··· Records for this task

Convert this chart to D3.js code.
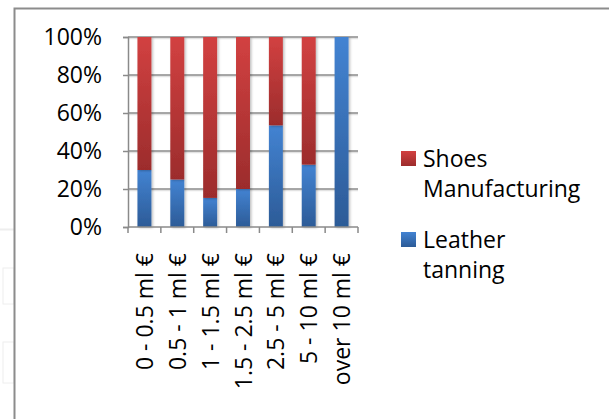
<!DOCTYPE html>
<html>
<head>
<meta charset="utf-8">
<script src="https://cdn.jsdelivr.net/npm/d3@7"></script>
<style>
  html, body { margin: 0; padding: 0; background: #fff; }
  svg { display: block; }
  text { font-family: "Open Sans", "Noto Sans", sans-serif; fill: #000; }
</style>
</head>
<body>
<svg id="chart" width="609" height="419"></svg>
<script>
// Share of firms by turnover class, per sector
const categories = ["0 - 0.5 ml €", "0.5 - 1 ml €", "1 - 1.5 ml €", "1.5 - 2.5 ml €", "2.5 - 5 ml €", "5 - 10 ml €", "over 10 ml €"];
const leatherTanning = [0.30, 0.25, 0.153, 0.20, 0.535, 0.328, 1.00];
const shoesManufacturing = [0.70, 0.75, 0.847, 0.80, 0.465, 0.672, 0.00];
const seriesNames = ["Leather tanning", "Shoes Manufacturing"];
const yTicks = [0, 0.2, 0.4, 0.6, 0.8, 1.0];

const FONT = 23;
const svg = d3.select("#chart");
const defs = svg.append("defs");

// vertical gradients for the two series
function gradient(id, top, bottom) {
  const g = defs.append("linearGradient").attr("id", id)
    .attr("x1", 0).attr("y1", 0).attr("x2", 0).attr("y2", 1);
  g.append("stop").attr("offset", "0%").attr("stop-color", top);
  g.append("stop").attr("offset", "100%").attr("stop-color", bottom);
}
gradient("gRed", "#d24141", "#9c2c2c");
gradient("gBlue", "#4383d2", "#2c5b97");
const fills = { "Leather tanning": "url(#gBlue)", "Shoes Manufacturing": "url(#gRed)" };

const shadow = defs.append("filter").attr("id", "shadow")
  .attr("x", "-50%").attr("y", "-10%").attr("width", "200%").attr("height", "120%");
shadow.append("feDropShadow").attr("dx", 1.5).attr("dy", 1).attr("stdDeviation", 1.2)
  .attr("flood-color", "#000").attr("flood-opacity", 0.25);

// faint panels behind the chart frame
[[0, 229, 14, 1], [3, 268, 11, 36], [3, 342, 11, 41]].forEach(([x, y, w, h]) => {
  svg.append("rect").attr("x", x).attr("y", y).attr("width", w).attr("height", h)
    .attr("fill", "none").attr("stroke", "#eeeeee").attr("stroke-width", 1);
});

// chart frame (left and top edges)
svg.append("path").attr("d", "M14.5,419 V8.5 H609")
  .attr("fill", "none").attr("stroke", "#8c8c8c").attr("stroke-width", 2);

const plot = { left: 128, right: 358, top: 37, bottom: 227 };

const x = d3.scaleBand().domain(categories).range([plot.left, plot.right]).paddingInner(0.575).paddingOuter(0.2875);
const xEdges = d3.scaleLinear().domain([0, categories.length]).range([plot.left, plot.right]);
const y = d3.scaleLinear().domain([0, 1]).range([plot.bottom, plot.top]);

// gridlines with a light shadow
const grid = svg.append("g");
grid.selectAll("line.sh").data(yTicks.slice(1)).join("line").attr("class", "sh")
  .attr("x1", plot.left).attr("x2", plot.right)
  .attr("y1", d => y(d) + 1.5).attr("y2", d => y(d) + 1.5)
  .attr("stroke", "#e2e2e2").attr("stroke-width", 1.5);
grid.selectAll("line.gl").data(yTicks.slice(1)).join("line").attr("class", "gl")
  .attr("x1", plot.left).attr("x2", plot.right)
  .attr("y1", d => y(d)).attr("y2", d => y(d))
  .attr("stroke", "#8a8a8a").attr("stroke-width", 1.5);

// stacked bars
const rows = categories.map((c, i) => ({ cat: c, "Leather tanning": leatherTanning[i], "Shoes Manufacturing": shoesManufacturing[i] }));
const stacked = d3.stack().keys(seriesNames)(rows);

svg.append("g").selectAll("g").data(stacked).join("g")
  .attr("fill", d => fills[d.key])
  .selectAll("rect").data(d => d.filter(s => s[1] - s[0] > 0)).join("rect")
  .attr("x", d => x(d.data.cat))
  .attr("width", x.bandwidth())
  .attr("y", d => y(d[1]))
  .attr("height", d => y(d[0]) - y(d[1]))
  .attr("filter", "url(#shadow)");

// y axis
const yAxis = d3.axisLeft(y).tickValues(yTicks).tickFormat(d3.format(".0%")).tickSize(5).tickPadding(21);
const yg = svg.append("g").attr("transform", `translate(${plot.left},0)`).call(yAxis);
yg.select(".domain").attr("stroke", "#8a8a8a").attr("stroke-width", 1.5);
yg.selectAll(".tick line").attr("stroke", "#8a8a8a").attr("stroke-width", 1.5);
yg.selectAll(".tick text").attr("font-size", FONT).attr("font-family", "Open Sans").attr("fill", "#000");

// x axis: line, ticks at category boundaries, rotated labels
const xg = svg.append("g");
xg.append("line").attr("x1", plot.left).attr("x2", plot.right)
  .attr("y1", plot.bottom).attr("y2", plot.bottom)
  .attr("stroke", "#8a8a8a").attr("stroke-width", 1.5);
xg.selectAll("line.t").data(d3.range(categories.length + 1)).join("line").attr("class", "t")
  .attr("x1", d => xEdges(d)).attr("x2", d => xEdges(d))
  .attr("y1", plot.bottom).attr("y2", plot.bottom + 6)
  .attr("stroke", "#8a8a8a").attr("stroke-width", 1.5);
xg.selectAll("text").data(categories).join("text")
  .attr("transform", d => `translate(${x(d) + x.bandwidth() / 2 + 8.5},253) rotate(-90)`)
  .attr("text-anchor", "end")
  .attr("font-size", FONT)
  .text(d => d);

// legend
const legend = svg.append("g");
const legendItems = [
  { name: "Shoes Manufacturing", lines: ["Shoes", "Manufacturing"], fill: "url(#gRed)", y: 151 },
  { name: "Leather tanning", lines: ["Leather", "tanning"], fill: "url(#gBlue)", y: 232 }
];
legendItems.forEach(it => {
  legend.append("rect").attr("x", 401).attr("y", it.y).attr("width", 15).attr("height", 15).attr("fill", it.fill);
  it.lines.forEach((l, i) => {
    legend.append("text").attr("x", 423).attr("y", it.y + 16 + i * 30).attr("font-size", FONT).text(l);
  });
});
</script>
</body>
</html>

······
··· Records for this task

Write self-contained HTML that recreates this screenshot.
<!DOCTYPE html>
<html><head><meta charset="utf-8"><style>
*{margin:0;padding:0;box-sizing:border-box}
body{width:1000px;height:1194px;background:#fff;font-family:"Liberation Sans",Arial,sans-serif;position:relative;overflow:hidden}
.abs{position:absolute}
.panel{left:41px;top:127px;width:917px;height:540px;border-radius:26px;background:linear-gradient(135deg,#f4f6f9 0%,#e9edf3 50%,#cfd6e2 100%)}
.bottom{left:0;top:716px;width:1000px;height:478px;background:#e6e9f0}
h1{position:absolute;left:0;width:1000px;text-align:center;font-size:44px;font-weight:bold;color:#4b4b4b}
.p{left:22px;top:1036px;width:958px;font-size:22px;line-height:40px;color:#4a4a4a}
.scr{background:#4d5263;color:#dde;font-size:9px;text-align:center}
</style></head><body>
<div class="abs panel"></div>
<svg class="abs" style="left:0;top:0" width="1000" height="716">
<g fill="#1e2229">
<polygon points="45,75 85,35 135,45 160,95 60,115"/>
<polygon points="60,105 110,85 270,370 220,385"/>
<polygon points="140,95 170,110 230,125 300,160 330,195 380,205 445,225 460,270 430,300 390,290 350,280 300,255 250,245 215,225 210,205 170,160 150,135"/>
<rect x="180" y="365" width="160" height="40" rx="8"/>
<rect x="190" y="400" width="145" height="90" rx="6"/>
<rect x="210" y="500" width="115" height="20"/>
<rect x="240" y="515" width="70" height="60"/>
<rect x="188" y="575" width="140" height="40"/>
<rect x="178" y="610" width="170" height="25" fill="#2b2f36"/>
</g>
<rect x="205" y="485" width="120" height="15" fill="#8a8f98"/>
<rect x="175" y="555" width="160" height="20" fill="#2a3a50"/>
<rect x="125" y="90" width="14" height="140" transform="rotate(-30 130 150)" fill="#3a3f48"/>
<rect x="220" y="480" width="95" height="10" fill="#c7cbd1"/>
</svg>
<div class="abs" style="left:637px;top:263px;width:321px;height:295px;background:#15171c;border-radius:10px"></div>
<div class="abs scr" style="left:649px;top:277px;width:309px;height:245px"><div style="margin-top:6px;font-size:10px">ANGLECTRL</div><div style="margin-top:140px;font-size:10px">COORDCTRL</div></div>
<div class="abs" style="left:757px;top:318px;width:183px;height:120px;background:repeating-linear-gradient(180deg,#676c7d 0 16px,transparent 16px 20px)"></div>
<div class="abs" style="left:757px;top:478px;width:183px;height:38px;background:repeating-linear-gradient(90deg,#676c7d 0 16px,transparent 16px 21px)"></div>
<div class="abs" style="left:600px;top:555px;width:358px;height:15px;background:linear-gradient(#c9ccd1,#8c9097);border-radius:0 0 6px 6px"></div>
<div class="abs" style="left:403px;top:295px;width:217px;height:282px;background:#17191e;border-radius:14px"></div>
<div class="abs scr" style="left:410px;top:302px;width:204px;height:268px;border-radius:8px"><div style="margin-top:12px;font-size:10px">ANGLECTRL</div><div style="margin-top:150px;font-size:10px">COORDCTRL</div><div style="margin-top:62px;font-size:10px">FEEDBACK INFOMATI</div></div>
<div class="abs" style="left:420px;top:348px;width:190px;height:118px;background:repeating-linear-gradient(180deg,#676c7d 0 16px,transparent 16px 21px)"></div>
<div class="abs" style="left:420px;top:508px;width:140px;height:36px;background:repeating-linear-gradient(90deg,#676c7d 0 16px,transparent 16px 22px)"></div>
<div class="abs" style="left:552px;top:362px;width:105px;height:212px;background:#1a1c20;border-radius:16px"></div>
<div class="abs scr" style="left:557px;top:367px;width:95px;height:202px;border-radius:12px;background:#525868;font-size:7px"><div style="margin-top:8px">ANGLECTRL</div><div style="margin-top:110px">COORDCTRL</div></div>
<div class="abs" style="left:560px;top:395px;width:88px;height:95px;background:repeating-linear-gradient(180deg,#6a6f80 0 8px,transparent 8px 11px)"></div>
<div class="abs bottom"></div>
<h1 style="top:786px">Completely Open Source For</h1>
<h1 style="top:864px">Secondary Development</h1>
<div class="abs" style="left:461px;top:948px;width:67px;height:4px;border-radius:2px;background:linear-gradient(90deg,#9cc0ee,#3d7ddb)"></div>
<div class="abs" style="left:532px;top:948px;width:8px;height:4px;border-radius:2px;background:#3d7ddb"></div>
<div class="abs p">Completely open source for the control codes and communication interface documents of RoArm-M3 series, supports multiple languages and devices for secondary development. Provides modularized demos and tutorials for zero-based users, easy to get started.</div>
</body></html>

······

● Short task: Locate all lines that include the word "chart" and copy them out.

● Answer for the task:
Convert this chart to D3.js code.
<svg id="chart" width="609" height="419"></svg>
const svg = d3.select("#chart");
// faint panels behind the chart frame
// chart frame (left and top edges)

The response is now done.